James B.: When you see the mosaic, the thing that strikes you (vertical pan of ceiling mosaic) is that it appears to be a sea of gold. (close-up of ceiling mosaic) (zoom of ceiling mosaic figure) When you walk in it looks as if you’re walking into an ancient church but (zoom out of ceiling mosaic) then the figures start revealing themselves, and they’re essentially (close-up of mosaic figures) modern figures from the 1920s.
(Close-up of ceiling mosaic.)
James B.: I’d say it’s one of the biggest (close-up of mosaic figures) and most accomplished mosaics (close-up of ceiling mosaic) of this type in the country.
(Horizontal pan of mosaic figures.)
(Cut to black and music stops.)
(Text on screen: One piece of art, restored, piece by piece.)

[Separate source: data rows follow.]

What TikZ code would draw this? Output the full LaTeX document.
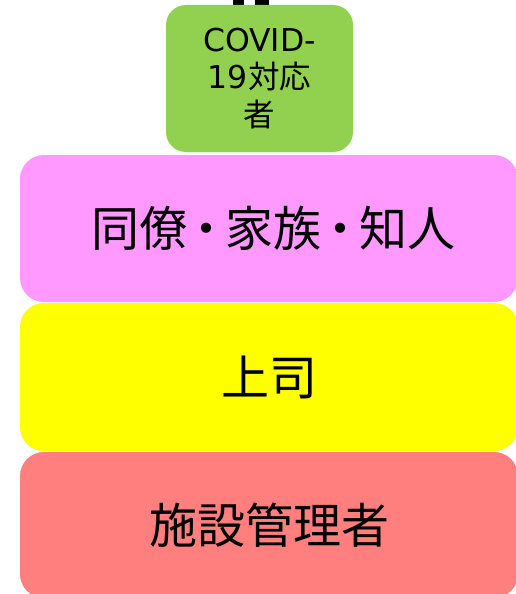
\documentclass[tikz,border=0pt]{standalone}
\usepackage{fontspec}
\setmainfont{Noto Sans CJK JP}
\newfontfamily\latinfont{DejaVu Sans}
\newcommand{\middot}{\kern-5pt・\kern-5pt}
\begin{document}
\begin{tikzpicture}[x=1pt,y=1pt,
  layer/.style={rounded corners=24pt, minimum width=498pt, inner sep=0pt, draw=none, font=\fontsize{48}{52}\selectfont, text=black},
  topbox/.style={rounded corners=20pt, minimum width=187pt, minimum height=147pt, inner sep=0pt, fill=topgreen, align=center, font=\fontsize{31.5}{37.5}\selectfont},
  blackbit/.style={fill=black, draw=none}]
\definecolor{topgreen}{HTML}{92D050}
\definecolor{pinkc}{HTML}{FF99FF}
\definecolor{yellowc}{HTML}{FFFF00}
\definecolor{redc}{HTML}{FF7F7F}
\useasboundingbox (0,0) rectangle (516,-594);
\clip (0,0) rectangle (516,-594);
\fill[white] (0,0) rectangle (516,-594);
\fill[blackbit] (233,0) rectangle (244,-6);
\fill[blackbit] (255,0) rectangle (269,-6);
\node[topbox] (covid) at (259.5,-78.5) {{\latinfont COVID-}\\{\latinfont 19}対応\\者};
\node[layer, fill=pinkc, minimum height=147pt] (peers) at (269,-228.5) {\hspace*{8pt}\raisebox{-1.5pt}{同僚\middot 家族\middot 知人}};
\node[layer, fill=yellowc, minimum height=148pt] (boss) at (269,-377) {\raisebox{-2pt}{上司}};
\node[layer, fill=redc, minimum height=146pt] (mgr) at (269,-525) {\raisebox{-1pt}{施設管理者}};
\end{tikzpicture}
\end{document}
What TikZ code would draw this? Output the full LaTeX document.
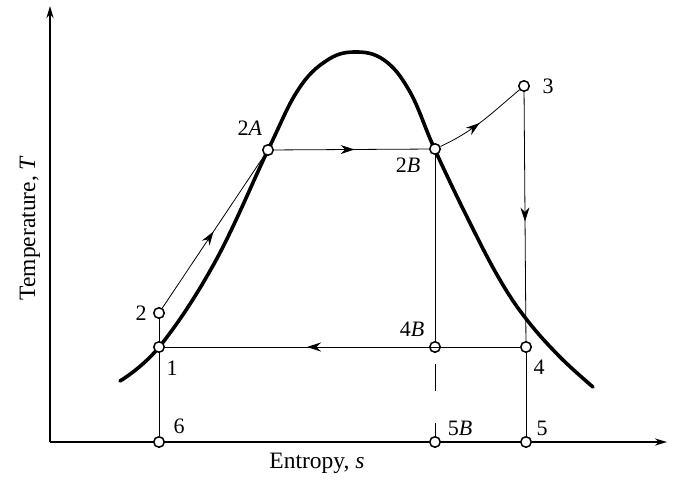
\documentclass[tikz,border=0pt]{standalone}
\usepackage{fontspec}
\setmainfont{Liberation Serif}
\usetikzlibrary{arrows.meta,decorations.markings}
\tikzset{
  pt/.style={circle,draw,fill=white,inner sep=0pt,minimum size=10.5pt,line width=1.5pt},
  lbl/.style={inner sep=0pt,font=\fontsize{22}{24}\selectfont},
  thinl/.style={line width=0.8pt},
  midarrow/.style={postaction={decorate},decoration={markings,
     mark=at position #1 with {\arrow{Stealth[length=14pt,width=9pt]}}}},
  axis/.style={line width=2pt,-{Stealth[length=12pt,width=7pt]}},
  dome/.style={line width=3.6pt,line cap=round}
}
\begin{document}
\begin{tikzpicture}[x=1pt,y=-1pt]
\useasboundingbox (0,0) rectangle (677,481);
% axes
\coordinate (O) at (50,442);
\coordinate (Ytop) at (50,6);
\coordinate (Xend) at (667,442);
\draw[axis] (O) -- (Ytop);
\draw[axis] (O) -- (Xend);
\node[font=\fontsize{23.5}{25}\selectfont,rotate=90] (tlab) at (30,228) {Temperature, \textit{T}};
\node[font=\fontsize{23.5}{25}\selectfont] (slab) at (317,463) {Entropy, \textit{s}};
% saturation dome
\draw[dome] plot[smooth,tension=0.65] coordinates {(120,381) (160,346) (215,262) (268,150) (298,90) (326,61) (354,52) (384,60) (410,92) (435,150) (470,223) (500,280) (527,320) (560,357) (593,387)};
% state points
\node[pt] (p2) at (159,313) {};
\node[pt] (p1) at (159,347) {};
\node[pt] (p6) at (159,442) {};
\node[pt] (p2A) at (268,150) {};
\node[pt] (p2B) at (435,149) {};
\node[pt] (p3) at (524,86) {};
\node[pt] (p4B) at (435,347) {};
\node[pt] (p4) at (526,347) {};
\node[pt] (p5B) at (435,442) {};
\node[pt] (p5) at (526,442) {};
% process lines
\draw[thinl,midarrow=0.5] (p2) -- (p2A);
\draw[thinl,midarrow=0.52] (p2A) -- (p2B);
\draw[thinl,midarrow=0.47] (p2B) to[out=25,in=220] (p3);
\draw[thinl,midarrow=0.52] (p3) -- (p4);
\draw[thinl,midarrow=0.6] (p4) -- (p1);
\draw[thinl] (p1) -- (p2);
\draw[thinl] (p1) -- (p6);
\draw[thinl] (p2B) -- (p4B);
\draw[thinl,dash pattern=on 27pt off 32pt,dash phase=48pt] (p4B) -- (p5B);
\draw[thinl] (p4) -- (p5);
% labels
\node[lbl] (l2) at (141,313) {2};
\node[lbl] (l1) at (172,368) {1};
\node[lbl] (l6) at (179,426) {6};
\node[lbl] (l2A) at (250,128) {2\textit{A}};
\node[lbl] (l2B) at (408,165) {2\textit{B}};
\node[lbl] (l3) at (548,86) {3};
\node[lbl] (l4B) at (412,329) {4\textit{B}};
\node[lbl] (l4) at (539,367) {4};
\node[lbl] (l5B) at (460,428) {5\textit{B}};
\node[lbl] (l5) at (542,428) {5};
\end{tikzpicture}
\end{document}
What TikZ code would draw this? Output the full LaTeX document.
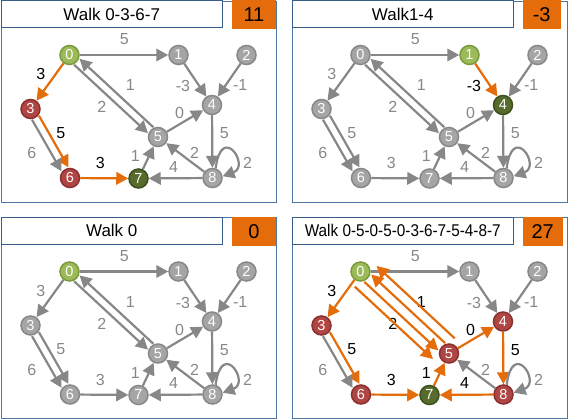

The Wellington Building was rehabilitated with the intent to help green government operations by reducing Parliament’s environmental footprint. Sustainable and energy efficient measures incorporated into the Building include:
- a green roof complete with a rainwater collection system to water the plants, reduce energy consumption
- solar panels to pre-heat hot water for the building
- sensors to turn off the lights when no one is in the office
- a light well to filter natural light and reduce artificial lighting costs
- a green wall of plants to absorb carbon dioxide, dampen noise and to clean and humidify the air
- air recovery units to recycle heat in the building to heat incoming air and water
- the reuse of the former masonry and marble work to reduce waste and reduce costs
As well, construction crews have reused or recycled 97% of the non-contaminated waste at the site. This means that approximately 21,800 metric tons of material did not head to the landfill!
The project is Green Globes certified. By improving energy efficiency, the project earned a very high eco-rating of four Green Globes. This designation indicates leadership in energy and environmental design practices.
Here is a snapshot of the Wellington Building rehabilitation project.
- Scope: Complete rehabilitation of the building.
- Project status: Construction started in 2010 and was completed in 2016.
- Project cost: $425 million (excluding Harmonized Sales Tax (HST)). The overall budget is not limited to the construction work. The budget also includes items such as:
- planning, professional and consultant fees
- architectural design fees
- demolition work
- abatement of hazardous materials
- seismic upgrading
- restoration of exterior masonry and roof
- replacement of mechanical, information technology (IT) and electrical systems
- fit-up of interior spaces
- IT equipment
- risk, escalation and contingencies
- Job opportunities: The overall project created or sustained approximately 3,500 jobs.
- Design contract: Competitively awarded to NORR Ltd. (Consult the contract notice: contract number EHA29-070550/001/FE.)
- Construction management contract: Competitively awarded to EllisDon Corp. (Consult the contract history: contract number EP756-113840/001/FG.)